Justices considered the cases of three church-affiliated nonprofit hospital systems being sued for underfunding pension plans covering about 100,000 employees. But the outcome ultimately could affect the retirement benefits of roughly a million employees around the country.
The hospitals — Advocate Health Care Network, Dignity Health and Saint Peter's Healthcare System — say their pensions are "church plans" exempt from the law and have been treated as such for decades by the government agencies in charge. They want to overturn three lower court rulings against them.
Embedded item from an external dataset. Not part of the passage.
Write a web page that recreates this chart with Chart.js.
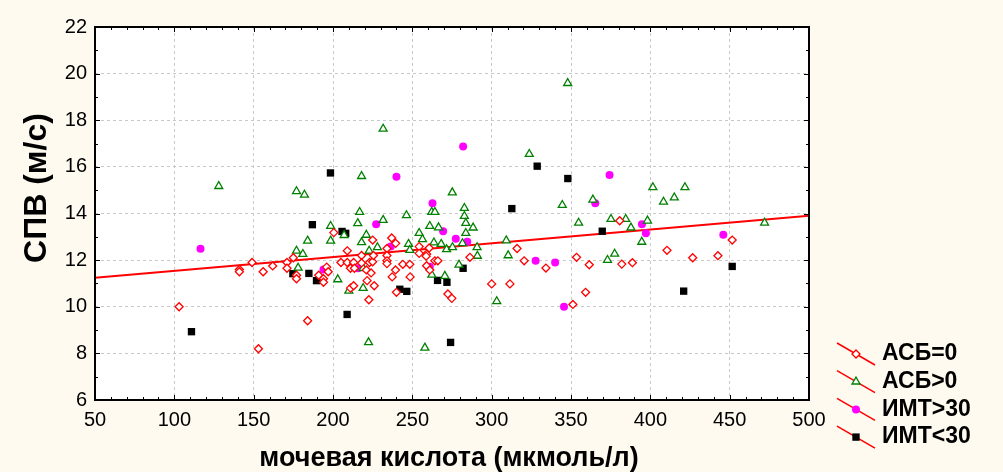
<!DOCTYPE html>
<html>
<head>
<meta charset="utf-8">
<script src="https://cdn.jsdelivr.net/npm/chart.js@4/dist/chart.umd.min.js"></script>
<style>
  html, body { margin: 0; padding: 0; background: #fffaf0; }
  canvas { display: block; }
</style>
</head>
<body>
<canvas id="scatter_chart" width="1003" height="472"></canvas>
<script>
// мочевая кислота (мкмоль/л) vs СПВ (м/с), four groups of patients
const asb_zero = [
  [103, 10.0], [141, 11.6], [141, 11.5], [149, 11.9], [153, 8.2], [156, 11.5], [162, 11.75],
  [171, 11.9], [171, 11.65], [175, 12.1], [177, 11.35], [177, 11.2], [184, 9.4], [191, 11.35],
  [194, 11.2], [194, 11.05], [196, 11.7], [197, 11.5], [200.5, 13.18], [205, 11.9], [209, 11.9],
  [213, 11.9], [211, 11.65], [213.5, 11.65], [209, 12.4], [211, 10.8], [213, 10.9], [218, 12.2],
  [218, 11.88], [221, 11.58], [221.5, 11.12], [222.6, 10.3], [223, 11.9], [225, 11.93],
  [225, 12.86], [226, 10.9], [224, 11.45], [225.5, 12.2], [234, 12.5], [234, 12.2], [234, 11.97],
  [234, 11.85], [237, 12.95], [239.5, 12.72], [239.4, 11.58], [237.3, 11.28], [240, 10.62],
  [244, 11.82], [248.4, 11.82], [248.6, 11.28], [254.3, 12.58], [254.3, 12.29], [259, 12.26],
  [258.7, 12.17], [260.6, 12.52], [259, 11.76], [261, 11.58], [264.2, 11.97], [266.1, 11.97],
  [272.4, 10.55], [274.9, 10.36], [286.3, 12.12], [300, 10.98], [311.5, 10.98], [316, 12.5],
  [320.5, 11.97], [334.2, 11.66], [351.2, 10.1], [353.5, 12.12], [359.2, 10.62], [361.5, 11.8],
  [380.7, 13.69], [382, 11.83], [388.7, 11.89], [410.5, 12.42], [426.7, 12.1], [442.6, 12.19],
  [451.6, 12.86]
];
const asb_positive = [
  [128, 15.17], [177, 14.95], [182, 14.8], [184, 12.83], [177, 12.4], [181, 12.26], [178, 11.67],
  [198.5, 13.46], [198.5, 12.83], [203, 11.17], [207, 13.07], [210, 10.68], [216.8, 14.06],
  [218, 15.6], [215.6, 13.58], [221, 13.08], [218, 12.76], [222.8, 12.4], [219, 11.65], [219, 10.8],
  [222.4, 8.47], [231.6, 17.63], [231.6, 13.72], [228, 12.55], [246.3, 13.92], [247.6, 12.69],
  [248.4, 12.43], [254.3, 13.16], [256.4, 12.89], [257.9, 8.24], [261, 13.46], [262.2, 14.06],
  [264.2, 14.06], [262.3, 11.37], [263.6, 12.75], [266.5, 13.4], [268.2, 12.69], [270.5, 11.32],
  [271.6, 12.46], [275.2, 14.9], [275.3, 12.55], [279.4, 11.8], [281.6, 12.72], [282.8, 14.23],
  [282.8, 13.89], [283.7, 13.59], [283.7, 13.16], [288.3, 13.39], [290.8, 12.55], [291, 12.18],
  [303.2, 10.23], [309.2, 12.84], [310.4, 12.2], [323.7, 16.55], [344.5, 14.36], [347.9, 19.59],
  [354.8, 13.6], [363.8, 14.59], [373, 12.0], [375.2, 13.76], [377.5, 12.27], [384.5, 13.76],
  [387.8, 13.39], [394.6, 12.78], [398.2, 13.69], [401.6, 15.12], [408.3, 14.5], [415.1, 14.68],
  [421.8, 15.12], [472, 13.6]
];
const imt_over_30 = [
  [116.5, 12.49], [194, 11.6], [215.8, 11.65], [227.2, 13.54], [236.4, 12.58], [240, 15.58],
  [261, 11.72], [262.7, 14.44], [269.4, 13.24], [277.4, 12.92], [282, 16.87], [284.6, 12.79],
  [327.7, 11.97], [340, 11.9], [345.6, 10.0], [365.3, 14.44], [374.3, 15.65], [394.7, 13.54],
  [397.2, 13.15], [446, 13.09]
];
const imt_under_30 = [
  [110.8, 8.93], [174.7, 11.42], [184.8, 11.43], [187, 13.52], [189.6, 11.12], [198.4, 15.74],
  [205.7, 13.23], [208, 13.15], [208.9, 9.67], [242.1, 10.75], [246.5, 10.66], [265.9, 11.13],
  [271.8, 11.05], [274.1, 8.47], [282, 11.65], [312.7, 14.21], [328.7, 16.03], [348, 15.5],
  [369.7, 13.24], [421, 10.67], [451.6, 11.73]
];
// linear fit over the whole sample
const fit_line = [[50, 11.24], [500, 13.9]];

const x_range = [50, 500];
const y_range = [6, 22];
const legend_labels = ["АСБ=0", "АСБ>0", "ИМТ>30", "ИМТ<30"];
const x_title = "мочевая кислота (мкмоль/л)";
const y_title = "СПВ (м/с)";

const to_points = (pairs) => pairs.map(([x, y]) => ({ x: x, y: y }));

const tick_font = { family: "'Liberation Sans Narrow', 'Arial Narrow', Arial, 'Liberation Sans', sans-serif", size: 20 };

// plot background, frame, tick marks, axis titles and legend
const frame_plugin = {
  id: "frame",
  beforeDraw: (chart) => {
    const { ctx, chartArea: a } = chart;
    ctx.save();
    ctx.fillStyle = "#ffffff";
    ctx.fillRect(a.left, a.top, a.right - a.left, a.bottom - a.top);
    ctx.restore();
  },
  afterDraw: (chart) => {
    const { ctx, chartArea: a } = chart;
    const xs = chart.scales.x, ys = chart.scales.y;
    ctx.save();
    ctx.strokeStyle = "#000";
    ctx.lineWidth = 1;
    ctx.beginPath();
    for (let v = x_range[0]; v <= x_range[1]; v += 10) {
      const px = Math.round(xs.getPixelForValue(v)) + 0.5;
      const len = v % 50 === 0 ? 5 : 3;
      ctx.moveTo(px, a.bottom); ctx.lineTo(px, a.bottom - len);
      ctx.moveTo(px, a.top); ctx.lineTo(px, a.top + len);
    }
    for (let v = y_range[0]; v <= y_range[1]; v += 1) {
      const py = Math.round(ys.getPixelForValue(v)) + 0.5;
      const len = v % 2 === 0 ? 5 : 3;
      ctx.moveTo(a.left, py); ctx.lineTo(a.left + len, py);
      ctx.moveTo(a.right, py); ctx.lineTo(a.right - len, py);
    }
    ctx.stroke();
    ctx.lineWidth = 2;
    ctx.strokeRect(a.left, a.top, a.right - a.left, a.bottom - a.top);

    // axis titles
    ctx.fillStyle = "#000";
    ctx.font = "bold 27px Arial, 'Liberation Sans', sans-serif";
    ctx.textAlign = "center";
    ctx.textBaseline = "middle";
    ctx.fillText(x_title, (a.left + a.right) / 2 - 3, 459);
    ctx.translate(37, 188);
    ctx.rotate(-Math.PI / 2);
    ctx.font = "bold 32px Arial, 'Liberation Sans', sans-serif";
    ctx.fillText(y_title, 0, 0);
    ctx.restore();

    // legend: red fit line crossed with each marker
    ctx.save();
    const mx = a.right + 47;
    chart.data.datasets.slice(0, 4).forEach((ds, i) => {
      const cy = 354 + i * 27.7;
      ctx.strokeStyle = "#ff0000";
      ctx.lineWidth = 1.5;
      ctx.beginPath();
      ctx.moveTo(mx - 19, cy - 11);
      ctx.lineTo(mx + 19, cy + 11);
      ctx.stroke();
      ctx.fillStyle = ds.backgroundColor;
      ctx.strokeStyle = ds.borderColor;
      ctx.lineWidth = ds.borderWidth;
      Chart.helpers.drawPoint(ctx, { pointStyle: ds.pointStyle, rotation: 0, radius: ds.pointRadius, borderWidth: ds.borderWidth }, mx, cy);
      ctx.fillStyle = "#000";
      ctx.font = "bold 23px Arial, 'Liberation Sans', sans-serif";
      ctx.textAlign = "left";
      ctx.textBaseline = "middle";
      ctx.fillText(legend_labels[i], mx + 26, cy);
    });
    ctx.restore();
  }
};

const config = {
  type: "scatter",
  data: {
    datasets: [
      {
        label: legend_labels[0],
        data: to_points(asb_zero),
        pointStyle: "rectRot",
        pointRadius: 4,
        borderWidth: 1.3,
        borderColor: "#ff0000",
        backgroundColor: "#ffffff",
      },
      {
        label: legend_labels[1],
        data: to_points(asb_positive),
        pointStyle: "triangle",
        pointRadius: 4.6,
        borderWidth: 1.3,
        borderColor: "#008000",
        backgroundColor: "#ffffff",
      },
      {
        label: legend_labels[2],
        data: to_points(imt_over_30),
        pointStyle: "circle",
        pointRadius: 4,
        borderWidth: 0,
        borderColor: "#ff00ff",
        backgroundColor: "#ff00ff",
      },
      {
        label: legend_labels[3],
        data: to_points(imt_under_30),
        pointStyle: "rect",
        pointRadius: 5.2,
        borderWidth: 0,
        borderColor: "#000000",
        backgroundColor: "#000000",
      },
      {
        type: "line",
        label: "fit",
        data: to_points(fit_line),
        borderColor: "#ff0000",
        borderWidth: 2,
        pointRadius: 0,
        fill: false,
      },
    ],
  },
  options: {
    responsive: false,
    animation: false,
    devicePixelRatio: 1,
    layout: { padding: { top: 27, right: 194, left: 0, bottom: 0 } },
    plugins: {
      legend: { display: false },
      tooltip: { enabled: false },
    },
    scales: {
      x: {
        type: "linear",
        min: x_range[0],
        max: x_range[1],
        afterFit: (scale) => { scale.height = 72; },
        ticks: { stepSize: 50, color: "#000", font: tick_font, padding: 8, maxRotation: 0 },
        grid: { color: "#c8c8c8", lineWidth: 1, drawTicks: false },
        border: { display: false, dash: [3, 3] },
      },
      y: {
        type: "linear",
        min: y_range[0],
        max: y_range[1],
        afterFit: (scale) => { scale.width = 95; },
        ticks: { stepSize: 2, color: "#000", font: tick_font, padding: 8 },
        grid: { color: "#c8c8c8", lineWidth: 1, drawTicks: false },
        border: { display: false, dash: [3, 3] },
      },
    },
  },
  plugins: [frame_plugin],
};

const ctx_scatter = document.getElementById("scatter_chart");
const scatter_chart = new Chart(ctx_scatter, config);
</script>
</body>
</html>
Workers suing the health systems argue that Congress never meant to exempt them and say the hospitals are shirking legal safeguards that could jeopardize retirement benefits.
"I'm torn," Justices Sonia Sotomayor said at one point during the hour-long argument. "This could be read either way in my mind."
Justice Anthony Kennedy said the Internal Revenue Service issued hundreds of letters over more than 30 years approving the hospitals' actions. That shows they were "proceeding in good faith with the assurance of the IRS that what they were doing was lawful," he said.
The case could affect dozens of similar lawsuits over pension plans filed across the country.
Much of the argument focused on how to read a federal law that generally requires pension plans to be fully funded and insured. Congress amended that law in 1980 to carve out a narrow exemption for churches and other religious organizations.